#### THE TASK
Reproduce every line in the listing that contains the word "this".

#### RECORDED INFORMATION

□ □ □ □ □

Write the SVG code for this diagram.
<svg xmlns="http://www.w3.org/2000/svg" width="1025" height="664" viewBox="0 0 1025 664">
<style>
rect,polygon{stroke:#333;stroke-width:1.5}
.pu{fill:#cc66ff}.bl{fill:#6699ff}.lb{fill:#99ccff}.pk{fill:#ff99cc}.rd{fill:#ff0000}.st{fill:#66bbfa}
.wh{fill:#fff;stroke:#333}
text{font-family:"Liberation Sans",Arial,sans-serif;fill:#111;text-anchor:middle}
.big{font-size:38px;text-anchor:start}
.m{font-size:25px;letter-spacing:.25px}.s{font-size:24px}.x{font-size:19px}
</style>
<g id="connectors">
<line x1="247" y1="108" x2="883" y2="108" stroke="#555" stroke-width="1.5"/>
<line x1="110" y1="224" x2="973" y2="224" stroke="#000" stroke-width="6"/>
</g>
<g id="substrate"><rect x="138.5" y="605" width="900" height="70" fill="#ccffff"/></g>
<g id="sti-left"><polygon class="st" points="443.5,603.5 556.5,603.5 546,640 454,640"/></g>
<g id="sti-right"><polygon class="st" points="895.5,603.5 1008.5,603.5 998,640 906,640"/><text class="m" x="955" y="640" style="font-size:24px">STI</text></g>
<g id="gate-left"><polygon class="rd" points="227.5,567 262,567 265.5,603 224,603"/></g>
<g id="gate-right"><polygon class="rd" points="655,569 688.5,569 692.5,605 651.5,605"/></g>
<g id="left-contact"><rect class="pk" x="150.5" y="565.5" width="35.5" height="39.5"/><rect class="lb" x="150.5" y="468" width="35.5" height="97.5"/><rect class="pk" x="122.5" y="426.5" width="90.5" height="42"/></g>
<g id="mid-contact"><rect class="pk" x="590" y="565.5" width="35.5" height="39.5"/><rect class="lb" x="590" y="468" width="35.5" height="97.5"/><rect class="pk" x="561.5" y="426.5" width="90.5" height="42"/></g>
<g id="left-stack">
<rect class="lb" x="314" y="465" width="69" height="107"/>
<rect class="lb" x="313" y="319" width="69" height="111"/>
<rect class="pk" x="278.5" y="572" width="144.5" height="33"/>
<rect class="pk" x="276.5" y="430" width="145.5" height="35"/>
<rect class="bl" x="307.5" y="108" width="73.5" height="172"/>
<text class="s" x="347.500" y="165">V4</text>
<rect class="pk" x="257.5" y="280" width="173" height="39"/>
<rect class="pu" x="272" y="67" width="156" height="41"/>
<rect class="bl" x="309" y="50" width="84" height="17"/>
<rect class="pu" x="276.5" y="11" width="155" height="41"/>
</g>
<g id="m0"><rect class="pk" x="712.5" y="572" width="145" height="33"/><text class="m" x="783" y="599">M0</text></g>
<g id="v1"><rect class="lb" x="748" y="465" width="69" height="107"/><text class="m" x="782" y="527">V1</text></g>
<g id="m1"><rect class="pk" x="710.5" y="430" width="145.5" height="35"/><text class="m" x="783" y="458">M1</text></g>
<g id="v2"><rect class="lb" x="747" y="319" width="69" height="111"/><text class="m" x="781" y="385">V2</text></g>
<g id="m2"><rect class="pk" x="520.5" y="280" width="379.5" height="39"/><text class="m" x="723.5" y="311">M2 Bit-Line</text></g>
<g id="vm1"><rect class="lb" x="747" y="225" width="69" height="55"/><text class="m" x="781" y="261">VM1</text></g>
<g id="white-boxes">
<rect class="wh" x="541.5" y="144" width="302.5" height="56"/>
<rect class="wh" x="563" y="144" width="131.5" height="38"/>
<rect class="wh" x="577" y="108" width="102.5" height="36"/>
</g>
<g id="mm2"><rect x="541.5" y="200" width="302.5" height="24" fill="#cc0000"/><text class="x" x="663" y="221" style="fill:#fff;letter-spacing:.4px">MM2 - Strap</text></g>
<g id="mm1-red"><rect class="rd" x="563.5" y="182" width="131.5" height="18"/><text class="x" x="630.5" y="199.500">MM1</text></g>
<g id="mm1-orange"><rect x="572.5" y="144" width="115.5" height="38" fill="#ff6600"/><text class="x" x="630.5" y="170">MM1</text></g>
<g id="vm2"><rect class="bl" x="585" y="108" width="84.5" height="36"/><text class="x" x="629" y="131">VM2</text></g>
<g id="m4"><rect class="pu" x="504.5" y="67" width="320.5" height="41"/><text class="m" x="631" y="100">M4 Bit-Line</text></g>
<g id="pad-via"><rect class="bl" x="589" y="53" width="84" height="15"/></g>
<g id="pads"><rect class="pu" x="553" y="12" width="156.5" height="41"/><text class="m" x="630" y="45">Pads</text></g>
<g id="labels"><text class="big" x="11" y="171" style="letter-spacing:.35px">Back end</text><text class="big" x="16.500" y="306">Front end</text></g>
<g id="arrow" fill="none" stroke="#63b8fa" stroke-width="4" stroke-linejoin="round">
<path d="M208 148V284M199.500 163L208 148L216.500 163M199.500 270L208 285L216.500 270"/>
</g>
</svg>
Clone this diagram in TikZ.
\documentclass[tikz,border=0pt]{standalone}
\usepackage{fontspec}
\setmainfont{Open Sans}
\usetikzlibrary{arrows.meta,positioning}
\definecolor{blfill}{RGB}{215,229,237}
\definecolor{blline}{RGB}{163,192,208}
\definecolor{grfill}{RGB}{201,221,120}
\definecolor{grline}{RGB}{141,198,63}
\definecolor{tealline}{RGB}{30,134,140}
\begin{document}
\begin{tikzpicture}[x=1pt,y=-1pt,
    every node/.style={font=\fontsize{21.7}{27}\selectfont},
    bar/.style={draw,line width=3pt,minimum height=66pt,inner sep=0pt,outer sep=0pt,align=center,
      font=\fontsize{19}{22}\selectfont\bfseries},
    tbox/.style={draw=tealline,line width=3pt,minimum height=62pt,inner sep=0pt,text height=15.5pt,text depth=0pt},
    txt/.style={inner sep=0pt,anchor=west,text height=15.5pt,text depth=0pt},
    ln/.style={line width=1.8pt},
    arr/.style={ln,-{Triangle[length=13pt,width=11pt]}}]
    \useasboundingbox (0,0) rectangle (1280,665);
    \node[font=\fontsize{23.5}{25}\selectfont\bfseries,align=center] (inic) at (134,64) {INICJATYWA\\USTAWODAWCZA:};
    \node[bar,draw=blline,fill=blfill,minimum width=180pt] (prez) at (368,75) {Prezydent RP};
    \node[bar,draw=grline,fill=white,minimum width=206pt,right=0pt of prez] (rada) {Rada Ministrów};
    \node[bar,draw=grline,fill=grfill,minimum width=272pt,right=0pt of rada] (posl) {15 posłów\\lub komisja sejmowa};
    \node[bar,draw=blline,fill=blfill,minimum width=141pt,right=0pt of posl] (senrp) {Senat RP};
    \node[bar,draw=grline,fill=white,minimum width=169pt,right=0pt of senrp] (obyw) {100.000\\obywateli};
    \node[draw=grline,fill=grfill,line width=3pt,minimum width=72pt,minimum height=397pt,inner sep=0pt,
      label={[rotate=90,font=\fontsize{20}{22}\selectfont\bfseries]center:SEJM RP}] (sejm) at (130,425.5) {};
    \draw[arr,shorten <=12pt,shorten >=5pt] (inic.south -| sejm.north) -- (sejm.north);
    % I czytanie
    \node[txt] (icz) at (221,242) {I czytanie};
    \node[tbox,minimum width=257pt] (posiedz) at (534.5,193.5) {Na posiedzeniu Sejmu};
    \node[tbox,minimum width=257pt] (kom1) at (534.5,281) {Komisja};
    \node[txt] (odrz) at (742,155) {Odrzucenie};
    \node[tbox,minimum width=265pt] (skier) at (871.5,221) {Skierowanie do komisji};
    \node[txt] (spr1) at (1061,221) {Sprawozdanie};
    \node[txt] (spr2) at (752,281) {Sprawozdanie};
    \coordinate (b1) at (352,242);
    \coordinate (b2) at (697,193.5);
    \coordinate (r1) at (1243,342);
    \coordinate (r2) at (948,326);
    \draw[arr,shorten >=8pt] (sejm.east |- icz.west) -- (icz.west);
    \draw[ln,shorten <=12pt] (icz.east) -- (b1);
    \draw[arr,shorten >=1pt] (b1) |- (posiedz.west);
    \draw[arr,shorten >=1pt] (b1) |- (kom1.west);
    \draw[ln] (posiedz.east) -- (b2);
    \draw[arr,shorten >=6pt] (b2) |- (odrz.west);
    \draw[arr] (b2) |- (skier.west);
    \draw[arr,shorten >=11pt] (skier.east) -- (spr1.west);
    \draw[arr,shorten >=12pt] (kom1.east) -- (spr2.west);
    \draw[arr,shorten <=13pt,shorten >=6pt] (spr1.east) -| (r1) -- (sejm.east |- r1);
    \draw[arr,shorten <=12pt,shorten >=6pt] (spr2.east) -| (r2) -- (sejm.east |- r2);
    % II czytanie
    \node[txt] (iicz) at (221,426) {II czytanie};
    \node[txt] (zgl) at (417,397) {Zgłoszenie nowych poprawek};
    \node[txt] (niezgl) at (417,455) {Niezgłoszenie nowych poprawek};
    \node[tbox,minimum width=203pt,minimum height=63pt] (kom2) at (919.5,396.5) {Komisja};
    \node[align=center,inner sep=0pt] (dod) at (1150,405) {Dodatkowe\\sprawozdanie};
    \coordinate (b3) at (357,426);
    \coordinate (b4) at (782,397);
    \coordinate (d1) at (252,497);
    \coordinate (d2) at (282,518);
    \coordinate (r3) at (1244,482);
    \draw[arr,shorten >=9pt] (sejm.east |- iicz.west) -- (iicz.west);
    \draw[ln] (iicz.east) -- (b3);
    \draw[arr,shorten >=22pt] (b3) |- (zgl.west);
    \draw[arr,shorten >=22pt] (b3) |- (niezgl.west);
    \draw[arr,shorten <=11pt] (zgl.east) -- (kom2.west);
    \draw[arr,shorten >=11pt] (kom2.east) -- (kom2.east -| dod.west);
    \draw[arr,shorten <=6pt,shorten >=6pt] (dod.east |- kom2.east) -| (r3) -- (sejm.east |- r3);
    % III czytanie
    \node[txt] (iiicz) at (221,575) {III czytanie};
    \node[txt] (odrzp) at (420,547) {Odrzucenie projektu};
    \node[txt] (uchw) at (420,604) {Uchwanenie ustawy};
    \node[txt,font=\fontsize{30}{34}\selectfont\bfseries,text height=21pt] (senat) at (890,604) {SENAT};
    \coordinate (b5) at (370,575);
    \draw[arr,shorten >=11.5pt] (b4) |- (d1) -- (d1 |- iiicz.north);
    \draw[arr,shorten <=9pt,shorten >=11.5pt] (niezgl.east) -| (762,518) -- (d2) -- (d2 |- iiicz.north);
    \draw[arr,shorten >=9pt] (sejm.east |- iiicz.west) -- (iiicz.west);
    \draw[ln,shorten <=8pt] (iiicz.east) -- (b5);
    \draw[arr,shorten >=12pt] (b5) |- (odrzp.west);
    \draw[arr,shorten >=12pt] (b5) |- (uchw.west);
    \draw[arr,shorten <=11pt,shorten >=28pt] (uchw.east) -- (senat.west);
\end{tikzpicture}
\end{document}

□ □ □ □ □

#### WORKED SOLUTION
Write the SVG code for this diagram.
Clone this diagram in TikZ.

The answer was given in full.